Our Christmas party, organised by Lynne O’Sullivan, went with a bang, thanks to Tim Gambrell’s melodrama, which warmed the cockles of all our hearts. We were lucky enough to hear songs from Janice Day and Katy Darby. Katy also brought along the highly talented Erica Guyatt to sing a number from Katy’s musical All I Want For Christmas. This was an extra treat for those who didn’t make it to the Jermyn Street Theatre in December to see the show.

Katy also took her share of our annual awards, winning the best writing trophy for Girlfriends, while Peter McKelvey won the best comedy cup for Tipperary. Chris Prior was best actor and Lynne O’Sullivan best actress.

Tim Gambrell’s melodrama The Goodly Dilemma included a chance for the audience to vote on the next twist and turn in the plot – a dangerous mix of democracy and drama. Happily for all of us, it was soon apparent that – just like on TV – the results had been rigged beforehand. Phew!

It was nice to see Napoleon Ryan back on this side of the Atlantic with lots of news of the well-paid dolce vita which is available to British actors in L.A. Sherrill Turner, our other sadly-missed Hollywood exile, tells us she is having a fab time and really loves it, writing, reading and filming.

Christmas saw many of our members out and about performing in London. There’s still time to catch Nicola Hollinshead at the Lion and Unicorn in Camden Town, where A Christmas Carol runs to Saturday 8th January. Fans of Olivia Hill can see her in the final two weeks of A Woman of No Importance at the Greenwich Playhouse.

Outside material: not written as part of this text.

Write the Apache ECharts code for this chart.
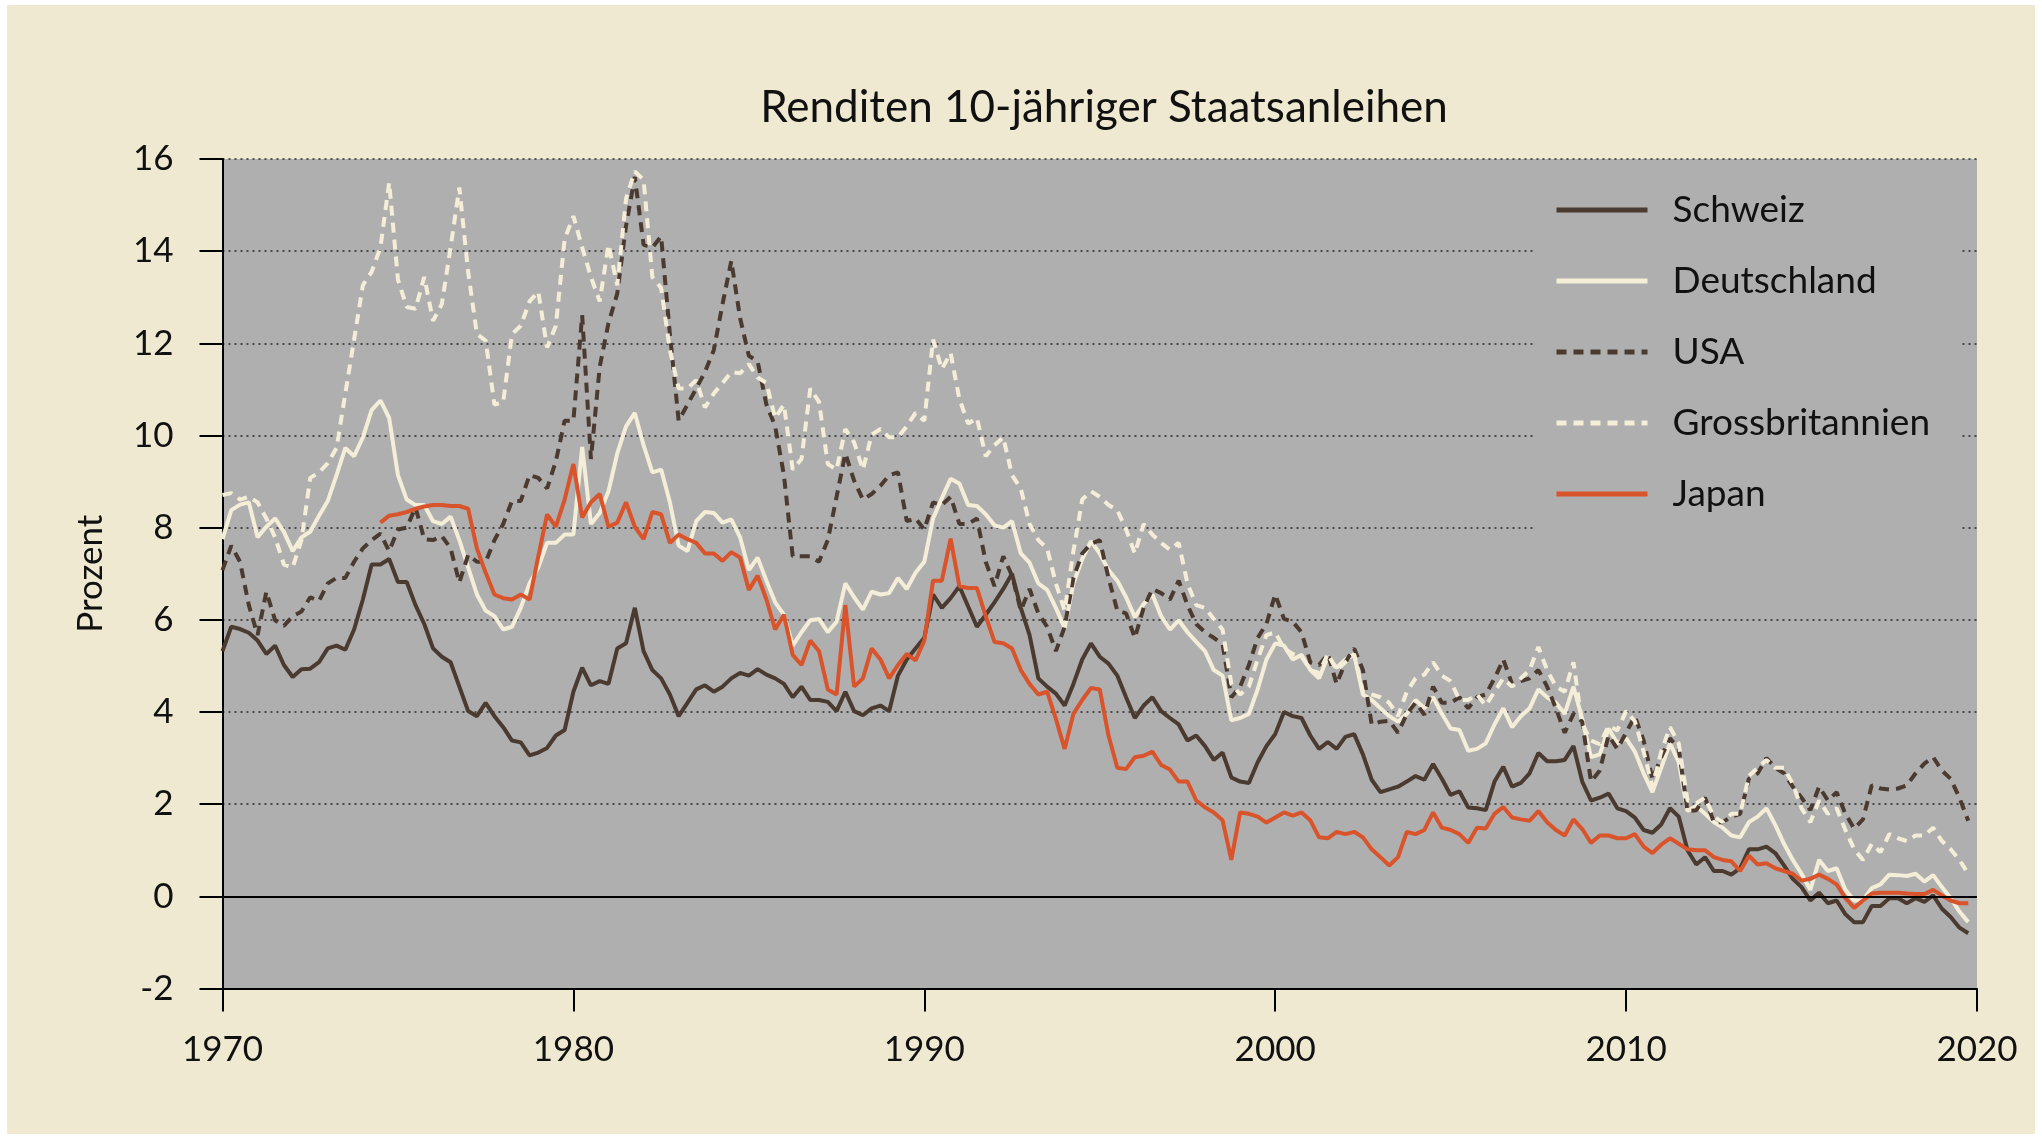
<!DOCTYPE html>
<html>
<head>
<meta charset="utf-8">
<title>Renditen 10-jähriger Staatsanleihen</title>
<script src="https://cdn.jsdelivr.net/npm/echarts@6/dist/echarts.min.js"></script>
<style>
html, body { margin: 0; padding: 0; background: #ffffff; }
#chart { position: absolute; left: 7px; top: 5px; width: 2028px; height: 1129px; }
</style>
</head>
<body>
<div id="chart"></div>
<script>
// Quartalswerte 1970 Q1 bis 2019 Q4 (Prozent)
var startYear = 1970;
var endYear = 2020;
var quarters = [];
for (var y = startYear; y < endYear; y++) {
    for (var q = 0; q < 4; q++) quarters.push(y + q / 4);
}
var xTicks = [1970, 1980, 1990, 2000, 2010, 2020];

var schweiz = [
    5.32, 5.85, 5.8, 5.72,   5.55, 5.26, 5.44, 5.02,   4.76, 4.93, 4.94, 5.08,   5.38, 5.44, 5.35, 5.79,
    6.44, 7.2, 7.2, 7.32,    6.82, 6.82, 6.32, 5.91,   5.38, 5.2, 5.08, 4.55,    4.02, 3.91, 4.2, 3.91,
    3.67, 3.38, 3.34, 3.06,  3.12, 3.22, 3.49, 3.61,   4.44, 4.96, 4.58, 4.67,   4.61, 5.38, 5.49, 6.26,
    5.32, 4.91, 4.73, 4.38,  3.91, 4.2, 4.49, 4.58,    4.44, 4.55, 4.73, 4.85,   4.79, 4.93, 4.81, 4.73,
    4.61, 4.32, 4.55, 4.26,  4.26, 4.22, 4.02, 4.44,   4.02, 3.93, 4.08, 4.14,   4.02, 4.79, 5.14, 5.38,
    5.61, 6.55, 6.26, 6.47,  6.73, 6.29, 5.85, 6.11,   6.38, 6.67, 7.0, 6.26,    5.67, 4.73, 4.55, 4.4,
    4.14, 4.61, 5.14, 5.49,  5.2, 5.05, 4.79, 4.32,    3.87, 4.14, 4.32, 4.02,   3.87, 3.73, 3.38, 3.49,
    3.26, 2.96, 3.12, 2.58,  2.49, 2.46, 2.91, 3.26,   3.52, 4.0, 3.91, 3.87,    3.49, 3.2, 3.35, 3.2,
    3.46, 3.52, 3.08, 2.53,  2.26, 2.32, 2.38, 2.49,   2.61, 2.53, 2.87, 2.55,   2.2, 2.28, 1.93, 1.91,
    1.87, 2.49, 2.81, 2.38,  2.46, 2.67, 3.11, 2.93,   2.93, 2.96, 3.26, 2.49,   2.08, 2.14, 2.23, 1.91,
    1.85, 1.71, 1.44, 1.38,  1.56, 1.91, 1.73, 1.0,    0.69, 0.85, 0.55, 0.55,   0.47, 0.61, 1.02, 1.02,
    1.08, 0.94, 0.67, 0.38,  0.2, -0.09, 0.08, -0.15,  -0.09, -0.39, -0.56, -0.56, -0.21, -0.21, -0.04, -0.04,
    -0.15, -0.04, -0.12, 0.02, -0.27, -0.45, -0.68, -0.8
];

var deutschland = [
    7.75, 8.38, 8.5, 8.55,   7.79, 8.02, 8.2, 7.91,    7.49, 7.79, 7.91, 8.26,   8.58, 9.14, 9.73, 9.55,
    9.96, 10.55, 10.76, 10.38, 9.14, 8.61, 8.49, 8.49, 8.14, 8.08, 8.24, 7.73,   7.14, 6.55, 6.2, 6.08,
    5.79, 5.85, 6.26, 6.79,  7.14, 7.67, 7.67, 7.85,   7.85, 9.75, 8.08, 8.32,   8.79, 9.61, 10.2, 10.49,
    9.79, 9.2, 9.26, 8.55,   7.61, 7.49, 8.14, 8.34,   8.32, 8.11, 8.18, 7.79,   7.08, 7.35, 6.85, 6.38,
    6.11, 5.44, 5.73, 5.99,  6.02, 5.73, 5.96, 6.79,   6.49, 6.22, 6.61, 6.55,   6.58, 6.91, 6.67, 7.02,
    7.26, 8.2, 8.64, 9.06,   8.96, 8.49, 8.47, 8.29,   8.05, 8.0, 8.14, 7.44,    7.24, 6.79, 6.65, 6.26,
    5.82, 6.79, 7.32, 7.71,  7.44, 7.08, 6.85, 6.49,   6.06, 6.34, 6.55, 6.08,   5.79, 5.99, 5.73, 5.52,
    5.32, 4.91, 4.79, 3.82,  3.87, 3.96, 4.49, 5.14,   5.49, 5.44, 5.14, 5.24,   4.91, 4.73, 5.2, 4.96,
    5.14, 5.24, 4.38, 4.26,  4.08, 3.91, 3.79, 3.96,   4.26, 4.08, 4.32, 3.96,   3.64, 3.61, 3.16, 3.2,
    3.32, 3.73, 4.08, 3.67,  3.91, 4.08, 4.49, 4.32,   4.2, 3.96, 4.55, 3.85,    3.02, 3.08, 3.64, 3.32,
    3.43, 3.14, 2.67, 2.26,  2.79, 3.32, 2.91, 1.85,   1.96, 1.79, 1.61, 1.49,   1.32, 1.28, 1.61, 1.73,
    1.91, 1.55, 1.14, 0.79,  0.49, 0.14, 0.79, 0.55,   0.61, 0.14, -0.09, -0.09, 0.18, 0.26, 0.47, 0.46,
    0.44, 0.49, 0.32, 0.46,  0.2, -0.04, -0.33, -0.56
];

var usa = [
    7.08, 7.61, 7.26, 6.32,  5.67, 6.61, 5.99, 5.87,   6.08, 6.18, 6.49, 6.41,   6.79, 6.91, 6.91, 7.26,
    7.55, 7.73, 7.87, 7.49,  7.96, 8.0, 8.44, 7.75,    7.73, 7.82, 7.55, 6.81,   7.41, 7.26, 7.26, 7.73,
    8.08, 8.58, 8.58, 9.14,  9.08, 8.85, 9.44, 10.32,  10.32, 12.61, 9.49, 11.49, 12.44, 13.08, 14.55, 15.61,
    14.14, 14.08, 14.32, 12.2, 10.32, 10.67, 11.02, 11.38, 11.85, 12.85, 13.79, 12.55, 11.73, 11.61, 10.67, 10.2,
    9.14, 7.38, 7.38, 7.38,  7.26, 7.73, 8.67, 9.61,   9.02, 8.61, 8.73, 8.91,   9.14, 9.2, 8.14, 8.2,
    7.96, 8.55, 8.49, 8.67,  8.08, 8.08, 8.2, 7.26,    6.73, 7.38, 6.96, 6.2,    6.67, 6.14, 5.85, 5.32,
    5.85, 6.91, 7.44, 7.65,  7.73, 6.91, 6.2, 6.14,    5.61, 6.26, 6.67, 6.58,   6.44, 6.85, 6.32, 5.91,
    5.73, 5.61, 5.47, 4.32,  4.55, 5.02, 5.61, 5.91,   6.55, 6.02, 5.96, 5.73,   5.08, 5.02, 5.26, 4.61,
    5.08, 5.38, 4.91, 3.73,  3.79, 3.81, 3.55, 3.96,   4.2, 3.94, 4.55, 4.2,     4.2, 4.32, 4.08, 4.32,
    4.38, 4.73, 5.14, 4.61,  4.67, 4.73, 4.91, 4.55,   4.08, 3.55, 3.96, 3.79,   2.49, 2.73, 3.49, 3.2,
    3.55, 3.91, 3.38, 2.55,  3.02, 3.43, 3.2, 1.85,    1.87, 2.14, 1.61, 1.61,   1.73, 1.79, 2.55, 2.67,
    3.0, 2.79, 2.67, 2.38,   2.14, 1.87, 2.38, 2.08,   2.26, 1.79, 1.47, 1.67,   2.41, 2.34, 2.32, 2.34,
    2.41, 2.67, 2.88, 3.02,  2.73, 2.55, 2.14, 1.64
];

var grossbritannien = [
    8.71, 8.75, 8.61, 8.67,  8.55, 8.2, 7.79, 7.2,     7.14, 7.73, 9.08, 9.2,    9.4, 9.73, 10.91, 12.08,
    13.26, 13.55, 14.08, 15.49, 13.38, 12.79, 12.75, 13.44, 12.49, 12.85, 14.08, 15.38, 13.55, 12.2, 12.06, 10.67,
    10.73, 12.2, 12.38, 12.91, 13.12, 11.91, 12.38, 14.26, 14.76, 14.08, 13.44, 12.91, 14.14, 13.26, 15.14, 15.73,
    15.55, 13.44, 13.2, 11.85, 11.02, 11.02, 11.2, 10.61, 10.91, 11.14, 11.38, 11.35, 11.55, 11.26, 11.14, 10.38,
    10.67, 9.26, 9.49, 11.02, 10.73, 9.38, 9.26, 10.14, 9.85, 9.26, 10.02, 10.14, 9.96, 9.96, 10.2, 10.49,
    10.32, 12.08, 11.44, 11.79, 10.79, 10.26, 10.38, 9.55, 9.79, 9.96, 9.14, 8.85, 8.08, 7.73, 7.55, 6.79,
    6.2, 7.49, 8.61, 8.79,   8.67, 8.49, 8.38, 7.96,   7.44, 8.08, 7.85, 7.67,   7.52, 7.67, 6.79, 6.32,
    6.26, 6.02, 5.79, 4.61,  4.38, 4.55, 5.14, 5.67,   5.73, 5.38, 5.26, 5.2,    4.91, 4.85, 5.26, 4.91,
    5.08, 5.26, 4.44, 4.38,  4.32, 4.2, 3.91, 4.44,    4.73, 4.81, 5.08, 4.79,   4.67, 4.26, 4.26, 4.38,
    4.14, 4.44, 4.73, 4.55,  4.73, 4.91, 5.41, 4.91,   4.55, 4.44, 5.08, 3.73,   3.38, 3.3, 3.7, 3.6,
    4.02, 3.8, 3.14, 2.38,   3.14, 3.67, 3.32, 2.08,   2.02, 2.14, 1.73, 1.61,   1.79, 1.79, 2.61, 2.79,
    2.96, 2.79, 2.79, 2.44,  1.91, 1.61, 2.08, 1.79,   1.91, 1.44, 1.02, 0.79,   1.14, 0.96, 1.35, 1.26,
    1.2, 1.32, 1.32, 1.49,   1.2, 1.02, 0.79, 0.49
];

// Japan: Reihe beginnt erst Mitte 1974
var japan = [
    null, null, null, null,  null, null, null, null,   null, null, null, null,   null, null, null, null,
    null, null, 8.11, 8.26,  8.29, 8.34, 8.41, 8.46,   8.49, 8.49, 8.47, 8.47,   8.41, 7.55, 7.02, 6.55,
    6.47, 6.44, 6.55, 6.44,  7.38, 8.29, 8.02, 8.61,   9.38, 8.22, 8.55, 8.73,   8.02, 8.11, 8.55, 8.02,
    7.75, 8.34, 8.29, 7.67,  7.85, 7.75, 7.67, 7.44,   7.44, 7.28, 7.47, 7.35,   6.65, 6.96, 6.44, 5.79,
    6.11, 5.24, 5.02, 5.55,  5.32, 4.49, 4.38, 6.32,   4.55, 4.73, 5.38, 5.14,   4.73, 5.02, 5.26, 5.12,
    5.55, 6.85, 6.85, 7.76,  6.73, 6.69, 6.69, 6.08,   5.52, 5.49, 5.38, 4.91,   4.61, 4.38, 4.44, 3.85,
    3.2, 3.96, 4.26, 4.52,   4.49, 3.49, 2.79, 2.76,   3.02, 3.05, 3.14, 2.85,   2.75, 2.49, 2.49, 2.08,
    1.93, 1.82, 1.65, 0.79,  1.82, 1.79, 1.73, 1.6,    1.71, 1.82, 1.75, 1.82,   1.65, 1.28, 1.26, 1.4,
    1.35, 1.4, 1.28, 1.02,   0.85, 0.67, 0.85, 1.4,    1.35, 1.44, 1.82, 1.49,   1.44, 1.35, 1.16, 1.49,
    1.47, 1.79, 1.94, 1.71,  1.67, 1.64, 1.85, 1.61,   1.44, 1.32, 1.67, 1.46,   1.16, 1.32, 1.32, 1.26,
    1.26, 1.35, 1.08, 0.94,  1.12, 1.26, 1.14, 1.02,   1.0, 1.0, 0.85, 0.79,     0.76, 0.55, 0.88, 0.69,
    0.72, 0.61, 0.55, 0.49,  0.34, 0.38, 0.47, 0.38,   0.26, -0.04, -0.25, -0.09, 0.06, 0.08, 0.08, 0.08,
    0.06, 0.05, 0.05, 0.14,  0.02, -0.09, -0.15, -0.15
];

var dunkel = '#4a3a30';
var hell = '#f4eed8';
var orange = '#d9532b';
var schrift = 'Lato, "Open Sans", sans-serif';

function pairs(values) {
    return quarters.map(function (x, i) { return [x, values[i]]; });
}

function linie(name, values, color, dashed) {
    return {
        name: name,
        type: 'line',
        data: pairs(values),
        symbol: 'none',
        showSymbol: false,
        connectNulls: false,
        lineStyle: {
            color: color,
            width: 4,
            type: dashed ? [10, 7] : 'solid'
        },
        itemStyle: { color: color },
        emphasis: { disabled: true },
        animation: false
    };
}

var series = [
    linie('Schweiz', schweiz, dunkel, false),
    linie('Deutschland', deutschland, hell, false),
    linie('USA', usa, dunkel, true),
    linie('Grossbritannien', grossbritannien, hell, true),
    linie('Japan', japan, orange, false)
];

// Nulllinie
series[0].markLine = {
    silent: true,
    symbol: ['none', 'none'],
    label: { show: false },
    lineStyle: { color: '#000', width: 2, type: 'solid' },
    data: [{ yAxis: 0 }],
    animation: false
};

var myChart = echarts.init(document.getElementById('chart'));
var option = {
    backgroundColor: '#efe9d2',
    animation: false,
    title: {
        text: 'Renditen 10-jähriger Staatsanleihen',
        left: 1092,
        textAlign: 'center',
        top: 76,
        textStyle: {
            fontFamily: schrift,
            fontWeight: 'normal',
            fontSize: 44,
            color: '#111'
        }
    },
    legend: {
        data: ['Schweiz', 'Deutschland', 'USA', 'Grossbritannien', 'Japan'],
        orient: 'vertical',
        left: 1529,
        top: 167,
        padding: [18, 30, 25, 18],
        backgroundColor: '#afafaf',
        itemWidth: 91,
        itemHeight: 14,
        itemGap: 31,
        selectedMode: false,
        itemStyle: { color: 'transparent', borderColor: 'transparent', borderWidth: 0, opacity: 0 },
        lineStyle: { width: 5 },
        textStyle: {
            fontFamily: schrift,
            fontSize: 37,
            color: '#111',
            lineHeight: 40,
            padding: [0, 0, 0, 20]
        }
    },
    grid: {
        left: 215.5,
        right: 58,
        top: 154,
        bottom: 145.5,
        show: true,
        backgroundColor: '#afafaf',
        borderWidth: 0
    },
    xAxis: {
        type: 'value',
        min: xTicks[0],
        max: xTicks[xTicks.length - 1],
        interval: 10,
        axisLine: { onZero: false, lineStyle: { color: '#000', width: 2 } },
        axisTick: { show: true, inside: false, length: 23, lineStyle: { color: '#000', width: 2 } },
        axisLabel: {
            margin: 44,
            fontFamily: schrift,
            fontSize: 35,
            color: '#111',
            formatter: function (v) { return String(v); }
        },
        splitLine: { show: false }
    },
    yAxis: {
        type: 'value',
        min: -2,
        max: 16,
        interval: 2,
        name: 'Prozent',
        nameLocation: 'middle',
        nameGap: 114,
        nameRotate: 90,
        nameTextStyle: {
            fontFamily: schrift,
            fontSize: 35,
            color: '#111'
        },
        axisLine: { show: true, lineStyle: { color: '#000', width: 2 } },
        axisTick: { show: true, length: 23, lineStyle: { color: '#000', width: 2 } },
        axisLabel: {
            margin: 49,
            fontFamily: schrift,
            fontSize: 35,
            color: '#111'
        },
        splitLine: {
            show: true,
            lineStyle: { color: '#2a2a2a', width: 1.5, type: [2, 4] }
        }
    },
    series: series
};
myChart.setOption(option);
</script>
</body>
</html>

I hope some of you will find time to visit the Courtyard theatre in Hoxton (Old Street tube) to see my play A Morning With Guy Burgess, directed by P-P member Dimitry Devdariani. It opens on Tuesday January 11th and runs until January 30th.

A very happy 2011 to all our members; we resume on January 17th and I look forward to seeing you all again.

John Morrison

New Year’s Day 2011

New Years Honours

Back in May Peter Cox came to give us a talk that was very well-received. On January 1st Her Majesty saw fit to appoint Mr. Cox a Member of the British Empire. Are the two events linked? Perhaps not. At any rate, hearty congratulations to Peter. As our Secretary Peter Thompson wrote to him:

"You gave us an excellent talk last May about the importance of re-writing and a willingness to do it intelligently and with a good heart. It is an important message which you could have spent a whole evening on, but you gave us enough examples from your own experience to convince. We all enjoyed it and I hope we are better writers, and possibly better people, for the excellent advice.
You were not properly rewarded by us for the time and effort you put into the talk so we are very pleased that higher authority has seen fit to honour your work for Community Arts with an MBE. Congratulations. It is such an important area of creative artistry [my daughter is engaged in it in Ladbroke Grove] but it receives relatively little public acknowledgement. So well done you for raising the standard: a well deserved and appropriate honour, restoring one's faith in the system".

Well done to PT for writing this, well done for Belinda Blanchard for suggesting PC as a speaker, and well done, most of all, to Peter Cox himself for all his work. He even sent us the basic notes for his talk, long after it was done. I don't think anyone else has ever done this. It's well worth looking at again.